Our's will stay with my mom from time to time since she lives only a few minutes walk away. She'll keep them for an hour here and there and over the summer when we have them for the extended 6 weeks she'll take them for a night or two so my significant other and I can get a date night.

Jcksjj's picture

So my inlaws take SD probably once a month. Great, shes out of the house then. They refuse to watch ODS for even an hour. My mom takes ODS about once a month also and she took SD overnight once and it was a disaster. My mom has a background in working with kids so she still will take SD, but really doesnt want to and we dont have her since inlaws wont do the same and it kind of rubs the favoritism deeper for ODS if my mom is doing those things for SD too when her gma wont. So right now it works out fairly well just having each older kid go to their respective grandparents.

Anyway, I'm kind of curious if MIL is ever going to ask to take the 2 "ours" babies overnight. I'm thinking she wont ever and it will continue to always just be SD.

Felicity0224's picture

Our DD regularly spends the night at my parents and at my ILs. They ask to take her so often that I actually have to tell them no sometimes so we can spend time with her. We’re all really lucky that she’s so close with her grandparents. I was that way with mine, especially my paternal grandparents.
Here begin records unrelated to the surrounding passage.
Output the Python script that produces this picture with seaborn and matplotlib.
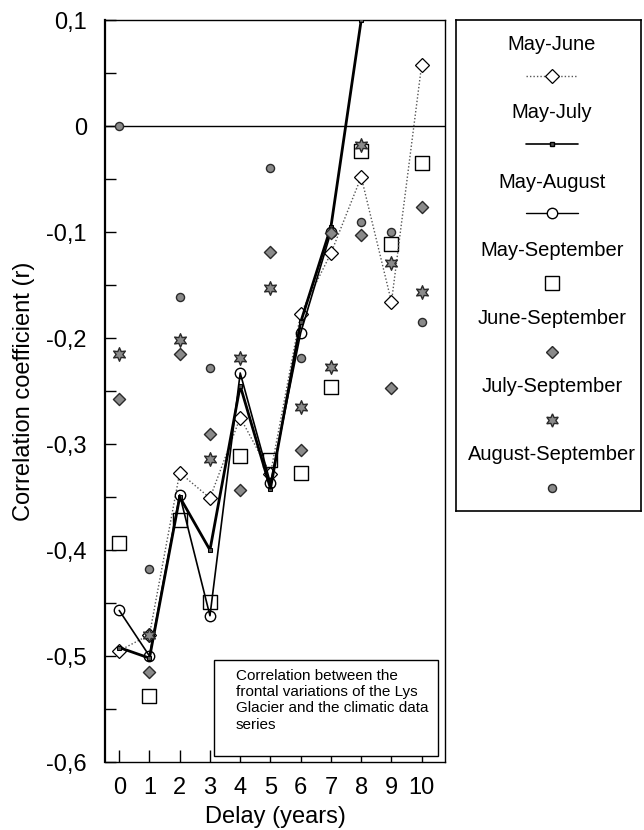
import numpy as np
import matplotlib
matplotlib.use("Agg")
import matplotlib.pyplot as plt
import seaborn as sns
from matplotlib.patches import Rectangle
from matplotlib.lines import Line2D

# ---------------- data ----------------
delay = [0, 1, 2, 3, 4, 5, 6, 7, 8, 9, 10]
nan = np.nan
may_june = [-0.495, -0.480, -0.327, -0.351, -0.275, -0.328, -0.177, -0.120, -0.048, -0.166, 0.058]
may_july = [-0.492, -0.502, -0.350, -0.400, -0.245, -0.342, -0.185, -0.095, 0.100, nan, nan]
may_august = [-0.457, -0.500, -0.348, -0.462, -0.233, -0.337, -0.195, -0.100, nan, nan, nan]
may_september = [-0.393, -0.538, -0.372, -0.449, -0.311, -0.315, -0.327, -0.246, -0.024, -0.111, -0.035]
june_september = [-0.258, -0.515, -0.215, -0.291, -0.343, -0.119, -0.306, -0.101, -0.103, -0.247, -0.076]
july_september = [-0.215, -0.480, -0.202, -0.314, -0.219, -0.153, -0.265, -0.227, -0.018, -0.129, -0.157]
august_september = [0.000, -0.418, -0.161, -0.228, nan, -0.040, -0.219, nan, -0.091, -0.100, -0.185]

series_names = ["May-June", "May-July", "May-August", "May-September",
                "June-September", "July-September", "August-September"]
y_tick_values = [0.1, 0.0, -0.1, -0.2, -0.3, -0.4, -0.5, -0.6]
y_tick_labels = ["0,1", "0", "-0,1", "-0,2", "-0,3", "-0,4", "-0,5", "-0,6"]
x_tick_labels = ["0", "1", "2", "3", "4", "5", "6", "7", "8", "9", "10"]
note_text = ("Correlation between the\nfrontal variations of the Lys\n"
             "Glacier and the climatic data\nseries")

# ---------------- style ----------------
sns.set_style("ticks")
plt.rcParams["font.family"] = ["Liberation Sans", "DejaVu Sans"]
plt.rcParams["text.color"] = "black"
plt.rcParams["axes.labelcolor"] = "black"
plt.rcParams["xtick.color"] = "black"
plt.rcParams["ytick.color"] = "black"
plt.rcParams["axes.edgecolor"] = "black"

W, H = 644, 830
fig = plt.figure(figsize=(W / 100, H / 100), dpi=100)
L, R, T, B = 105, 445, 20, 762
ax = fig.add_axes([L / W, 1 - B / H, (R - L) / W, (B - T) / H])

grey_fill = "#8a8a8a"
dark_edge = "#2a2a2a"

ax.axhline(0, color="black", lw=1.0, zorder=1)

# lines
sns.lineplot(x=delay, y=may_june, ax=ax, color="#555555", lw=1.0, linestyle=(0, (1, 1.5)),
             marker="D", markersize=7, markerfacecolor="white", markeredgecolor="black",
             markeredgewidth=0.9, zorder=3)
sns.lineplot(x=delay, y=may_july, ax=ax, color="black", lw=2.0,
             marker="s", markersize=3.5, markerfacecolor="#555555", markeredgecolor="black",
             zorder=4)
sns.lineplot(x=delay, y=may_august, ax=ax, color="black", lw=1.2,
             marker="o", markersize=7.5, markerfacecolor="none", markeredgecolor="black",
             markeredgewidth=1.0, zorder=4)

# scatter-only series
sns.scatterplot(x=delay, y=may_september, ax=ax, marker="s", s=105,
                facecolor="white", edgecolor="black", linewidth=1.0, zorder=2)
sns.scatterplot(x=delay, y=june_september, ax=ax, marker="D", s=38,
                facecolor=grey_fill, edgecolor=dark_edge, linewidth=1.0, zorder=5)
sns.scatterplot(x=delay, y=july_september, ax=ax, marker=(6, 1, 0), s=95,
                facecolor=grey_fill, edgecolor=dark_edge, linewidth=1.0, zorder=5)
sns.scatterplot(x=delay, y=august_september, ax=ax, marker="o", s=34,
                facecolor=grey_fill, edgecolor=dark_edge, linewidth=1.0, zorder=5)

ax.set_xlim(-0.47, 10.77)
ax.set_ylim(-0.6, 0.1)
ax.set_yticks(y_tick_values)
ax.set_yticklabels(y_tick_labels)
ax.set_yticks(np.arange(-0.55, 0.1, 0.1), minor=True)
ax.set_xticks(delay)
ax.set_xticklabels(x_tick_labels)
ax.tick_params(axis="y", which="both", direction="in", length=8, width=1.0,
               labelsize=17, pad=13)
ax.tick_params(axis="x", which="both", direction="in", length=9, width=1.0,
               labelsize=17, pad=11)
for side in ["top", "right", "bottom"]:
    ax.spines[side].set_linewidth(1.0)
ax.spines["left"].set_linewidth(1.6)
ax.set_xlabel("Delay (years)", fontsize=17, labelpad=5)
ax.set_ylabel("Correlation coefficient (r)", fontsize=17, labelpad=8)

# note box
nx0, nx1, ny0, ny1 = 214, 438, 660, 756
ax.add_patch(Rectangle(((nx0 - L) / (R - L), (B - ny1) / (B - T)),
                       (nx1 - nx0) / (R - L), (ny1 - ny0) / (B - T),
                       transform=ax.transAxes, facecolor="white", edgecolor="black",
                       lw=1.0, zorder=6))
ax.text((236 - L) / (R - L), (B - 669) / (B - T), note_text, transform=ax.transAxes,
        ha="left", va="top", fontsize=11, linespacing=1.2, zorder=7)

# legend panel
lx0, lx1, ly0, ly1 = 456, 641, 20, 511
lax = fig.add_axes([lx0 / W, 1 - ly1 / H, (lx1 - lx0) / W, (ly1 - ly0) / H])
lax.set_xlim(lx0, lx1)
lax.set_ylim(ly1, ly0)
lax.set_xticks([])
lax.set_yticks([])
for sp in lax.spines.values():
    sp.set_linewidth(1.2)
    sp.set_color("black")

cx = 552
text_y = [45, 113, 182, 250, 318, 386, 454]
mark_y = [76, 144, 213, 283, 352, 420, 488]
for name, ty in zip(series_names, text_y):
    lax.text(cx, ty, name, ha="center", va="center", fontsize=14.5)

lw_half = 26
lax.add_line(Line2D([cx - lw_half, cx + lw_half], [mark_y[0]] * 2, color="#555555", lw=1.0,
                    linestyle=(0, (1, 1.5))))
lax.add_line(Line2D([cx], [mark_y[0]], marker="D", markersize=7, markerfacecolor="white",
                    markeredgecolor="black", markeredgewidth=0.9, linestyle="none"))
lax.add_line(Line2D([cx - lw_half, cx + lw_half], [mark_y[1]] * 2, color="black", lw=1.2))
lax.add_line(Line2D([cx], [mark_y[1]], marker="s", markersize=3.5, markerfacecolor="#555555",
                    markeredgecolor="black", linestyle="none"))
lax.add_line(Line2D([cx - lw_half, cx + lw_half], [mark_y[2]] * 2, color="black", lw=1.0))
lax.add_line(Line2D([cx], [mark_y[2]], marker="o", markersize=7.5, markerfacecolor="white",
                    markeredgecolor="black", linestyle="none"))
lax.add_line(Line2D([cx], [mark_y[3]], marker="s", markersize=10, markerfacecolor="white",
                    markeredgecolor="black", linestyle="none"))
lax.add_line(Line2D([cx], [mark_y[4]], marker="D", markersize=6, markerfacecolor=grey_fill,
                    markeredgecolor=dark_edge, linestyle="none"))
lax.add_line(Line2D([cx], [mark_y[5]], marker=(6, 1, 0), markersize=9.5,
                    markerfacecolor=grey_fill, markeredgecolor=dark_edge, linestyle="none"))
lax.add_line(Line2D([cx], [mark_y[6]], marker="o", markersize=5.8, markerfacecolor=grey_fill,
                    markeredgecolor=dark_edge, linestyle="none"))

fig.savefig("out.png", dpi=100)
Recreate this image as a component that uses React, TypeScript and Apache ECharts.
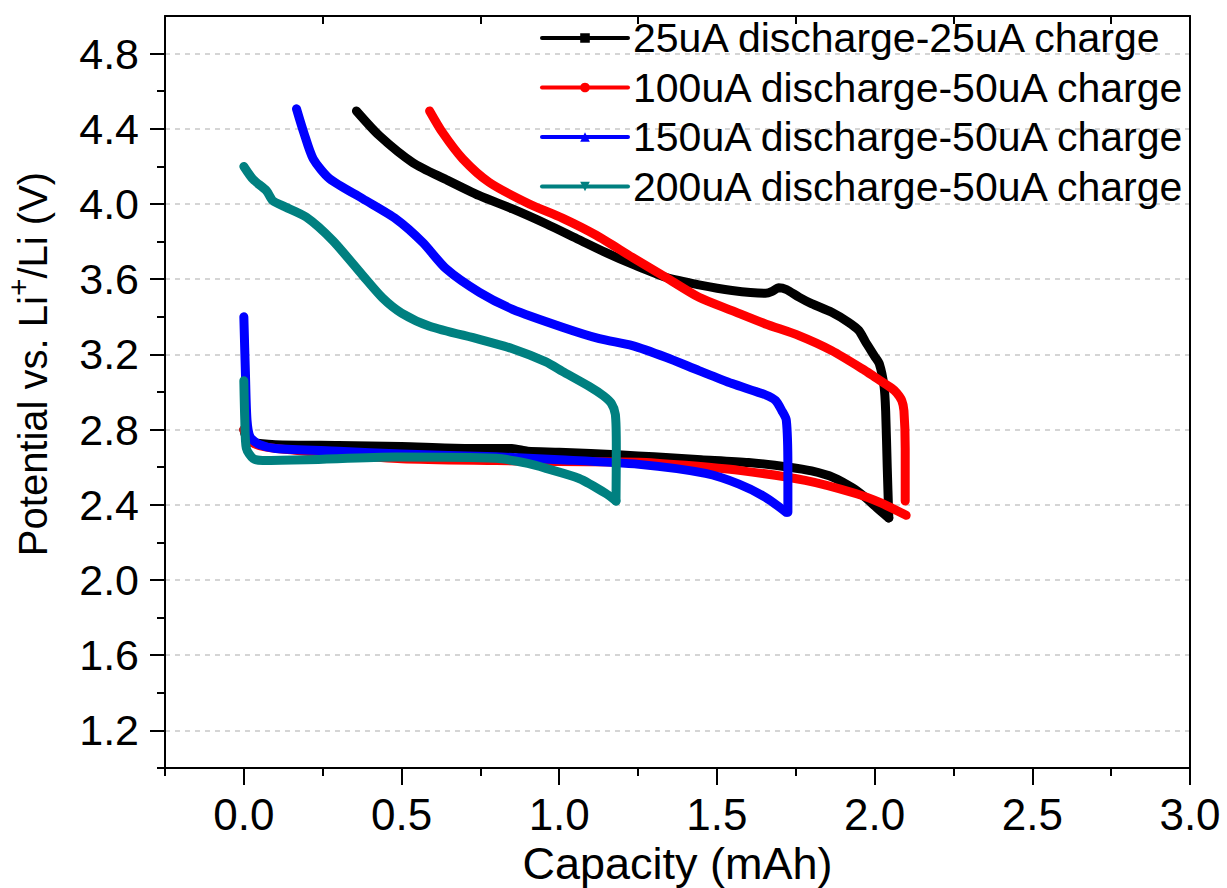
import React, { useEffect, useRef } from "react";
import * as echarts from "echarts";

const FONT = "'Liberation Sans', Arial, sans-serif";

const xMajor = [0, 0.5, 1.0, 1.5, 2.0, 2.5, 3.0];
const xMinor = [-0.25, 0.25, 0.75, 1.25, 1.75, 2.25, 2.75];
const xTopTicks = [0.25, 0.75, 1.25, 1.75, 2.25, 2.75];
const yMajor = [1.2, 1.6, 2.0, 2.4, 2.8, 3.2, 3.6, 4.0, 4.4, 4.8];
const yMinor = [1.0, 1.4, 1.8, 2.2, 2.6, 3.0, 3.4, 3.8, 4.2, 4.6];

const seriesNames = [
  "25uA discharge-25uA charge",
  "100uA discharge-50uA charge",
  "150uA discharge-50uA charge",
  "200uA discharge-50uA charge",
];
const seriesColors = ["#000000", "#ff0000", "#0000ff", "#008080"];
const seriesSymbols = ["rect", "circle", "triangle", "triangle"];
const seriesRotate = [0, 0, 0, 180];

const blackDischarge = [
  [0, 2.8], [0.01, 2.75], [0.03, 2.73], [0.1, 2.72], [0.3, 2.715], [0.5, 2.71],
  [0.7, 2.7], [0.85, 2.7], [0.9, 2.685], [1.0, 2.68], [1.2, 2.665], [1.3, 2.655],
  [1.45, 2.64], [1.6, 2.625], [1.73, 2.6], [1.8, 2.58], [1.87, 2.545], [1.93, 2.49],
  [1.97, 2.44], [2.01, 2.38], [2.045, 2.33],
];
const blackCharge = [
  [2.045, 2.33], [2.04, 2.6], [2.035, 2.9], [2.03, 3.03], [2.015, 3.15], [2.0, 3.19],
  [1.97, 3.27], [1.95, 3.327], [1.918, 3.37], [1.864, 3.424], [1.8, 3.47], [1.76, 3.505],
  [1.72, 3.545], [1.696, 3.555], [1.675, 3.535], [1.654, 3.525], [1.548, 3.54],
  [1.443, 3.57], [1.338, 3.61], [1.232, 3.68], [1.15, 3.74], [1.063, 3.81],
  [0.958, 3.895], [0.852, 3.974], [0.747, 4.044], [0.641, 4.13], [0.536, 4.22],
  [0.43, 4.363], [0.357, 4.495],
];
const redDischarge = [
  [0, 2.8], [0.01, 2.76], [0.04, 2.72], [0.1, 2.7], [0.3, 2.67], [0.5, 2.645],
  [0.8, 2.635], [1.0, 2.63], [1.253, 2.627], [1.4, 2.61], [1.57, 2.583], [1.78, 2.53],
  [1.94, 2.46], [2.02, 2.41], [2.1, 2.344],
];
const redCharge = [
  [2.097, 2.42], [2.097, 2.7], [2.093, 2.9], [2.086, 2.955], [2.07, 2.995], [2.054, 3.02],
  [2.0, 3.08], [1.97, 3.114], [1.864, 3.22], [1.76, 3.3], [1.654, 3.362], [1.548, 3.433],
  [1.443, 3.504], [1.338, 3.61], [1.232, 3.716], [1.116, 3.835], [1.01, 3.925],
  [0.905, 4.0], [0.778, 4.115], [0.694, 4.24], [0.63, 4.38], [0.589, 4.495],
];
const blueDischarge = [
  [0, 3.4], [0.005, 3.1], [0.01, 2.85], [0.02, 2.76], [0.05, 2.72], [0.1, 2.7],
  [0.3, 2.685], [0.5, 2.67], [0.8, 2.655], [1.0, 2.64], [1.253, 2.615], [1.464, 2.567],
  [1.57, 2.51], [1.654, 2.44], [1.72, 2.36],
];
const blueCharge = [
  [1.725, 2.36], [1.725, 2.6], [1.72, 2.85], [1.706, 2.9], [1.686, 2.955], [1.654, 2.985],
  [1.548, 3.045], [1.443, 3.114], [1.338, 3.185], [1.232, 3.247], [1.127, 3.284],
  [1.01, 3.345], [0.852, 3.44], [0.747, 3.53], [0.641, 3.656], [0.567, 3.796],
  [0.483, 3.92], [0.377, 4.028], [0.272, 4.134], [0.22, 4.24], [0.19, 4.38], [0.167, 4.506],
];
const tealDischarge = [
  [0, 3.06], [0.003, 2.85], [0.008, 2.7], [0.03, 2.645], [0.06, 2.636], [0.2, 2.64],
  [0.483, 2.654], [0.8, 2.647], [0.9, 2.62], [0.958, 2.594], [1.063, 2.54], [1.148, 2.46],
  [1.18, 2.42],
];
const tealCharge = [
  [1.18, 2.42], [1.181, 2.7], [1.178, 2.88], [1.165, 2.94], [1.14, 2.98], [1.095, 3.03],
  [1.01, 3.11], [0.958, 3.16], [0.852, 3.23], [0.747, 3.28], [0.589, 3.35], [0.5, 3.42],
  [0.44, 3.5], [0.377, 3.62], [0.282, 3.805], [0.198, 3.93], [0.124, 3.99], [0.092, 4.017],
  [0.072, 4.07], [0.03, 4.13], [0, 4.2],
];

const seriesData = [
  [blackDischarge, blackCharge],
  [redDischarge, redCharge],
  [blueDischarge, blueCharge],
  [tealDischarge, tealCharge],
];

const axisColor = "#000";
const fmt = (v: number) => v.toFixed(1);

export default function App() {
  const ref = useRef<HTMLDivElement>(null);
  useEffect(() => {
    if (!ref.current) return;
    const chart = echarts.init(ref.current, null, { renderer: "svg" });
    const series: any[] = [];
    seriesData.forEach((pair, i) => {
      pair.forEach((d) => {
        series.push({
          name: seriesNames[i],
          type: "line",
          data: d,
          xAxisIndex: 0,
          yAxisIndex: 0,
          symbol: seriesSymbols[i],
          symbolRotate: seriesRotate[i],
          showSymbol: false,
          smooth: 0.25,
          lineStyle: { color: seriesColors[i], width: 9, join: "round", cap: "round" },
          itemStyle: { color: seriesColors[i] },
          emphasis: { disabled: true },
        });
      });
    });
    const lineStyle = { color: axisColor, width: 2 };
    const xBase = { type: "value", min: -0.25, max: 3.0, splitLine: { show: false } };
    const yBase = { type: "value", min: 1.0, max: 5.0 };
    chart.setOption({
      animation: false,
      backgroundColor: "#fff",
      grid: { left: 165, right: 37, top: 16, bottom: 120, containLabel: false, outerBoundsMode: "none" },
      legend: {
        data: seriesNames,
        orient: "vertical",
        left: 535,
        top: 11,
        itemWidth: 86,
        itemHeight: 12,
        itemGap: 5.5,
        selectedMode: false,
        lineStyle: { width: 4 },
        textStyle: { fontSize: 41, fontFamily: FONT, color: "#000", lineHeight: 44 },
      },
      xAxis: [
        {
          ...xBase,
          position: "bottom",
          axisLine: { show: true, onZero: false, lineStyle },
          axisTick: { show: true, customValues: xMajor, length: 17, lineStyle },
          axisLabel: {
            customValues: xMajor,
            formatter: fmt,
            fontSize: 44,
            fontFamily: FONT,
            color: "#000",
            margin: 24,
          },
          name: "Capacity (mAh)",
          nameLocation: "middle",
          nameGap: 70,
          nameTextStyle: { fontSize: 45, fontFamily: FONT, color: "#000" },
        },
        {
          ...xBase,
          position: "bottom",
          axisLine: { show: false, onZero: false },
          axisTick: { show: true, customValues: xMinor, length: 8, lineStyle },
          axisLabel: { show: false },
        },
        {
          ...xBase,
          position: "top",
          axisLine: { show: true, onZero: false, lineStyle },
          axisTick: { show: true, inside: true, customValues: xTopTicks, length: 8, lineStyle },
          axisLabel: { show: false },
        },
      ],
      yAxis: [
        {
          ...yBase,
          position: "left",
          axisLine: { show: true, onZero: false, lineStyle },
          axisTick: { show: true, customValues: yMajor, length: 15, lineStyle },
          axisLabel: {
            customValues: yMajor,
            formatter: fmt,
            fontSize: 43,
            fontFamily: FONT,
            color: "#000",
            margin: 26,
          },
          splitLine: { show: true, lineStyle: { type: [5, 5], color: "#c8c8c8", width: 1.5 } },
          name: "Potential vs. Li{sup|+}/Li (V)",
          nameLocation: "middle",
          nameGap: 102,
          nameRotate: 90,
          nameTextStyle: {
            fontSize: 40,
            fontFamily: FONT,
            color: "#000",
            padding: [0, 0, 0, 56],
            rich: {
              sup: { fontSize: 30, fontFamily: FONT, color: "#000", padding: [0, 0, 30, 0] },
            },
          },
        },
        {
          ...yBase,
          position: "left",
          axisLine: { show: false, onZero: false },
          axisTick: { show: true, customValues: yMinor, length: 8, lineStyle },
          axisLabel: { show: false },
          splitLine: { show: false },
        },
        {
          ...yBase,
          position: "right",
          axisLine: { show: true, onZero: false, lineStyle },
          axisTick: { show: false },
          axisLabel: { show: false },
          splitLine: { show: false },
        },
      ],
      series,
    });
    return () => chart.dispose();
  }, []);
  return (
    <div
      ref={ref}
      style={{ position: "absolute", left: 0, top: 0, width: 1227, height: 888 }}
    />
  );
}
My SDs don’t have much of a relationship with my ILs. They were included in BM’s alienation campaign and the girls would always throw a fit about spending any time over there because “granny is mean” (meaning that my MIL doesn’t let children run wild, or stuff them full of sweets and do whatever they want like BM’s mother does). It genuinely makes my ILs sad, which is part of why they’re so clingy with DD I (she’s their only other grandchild) I think.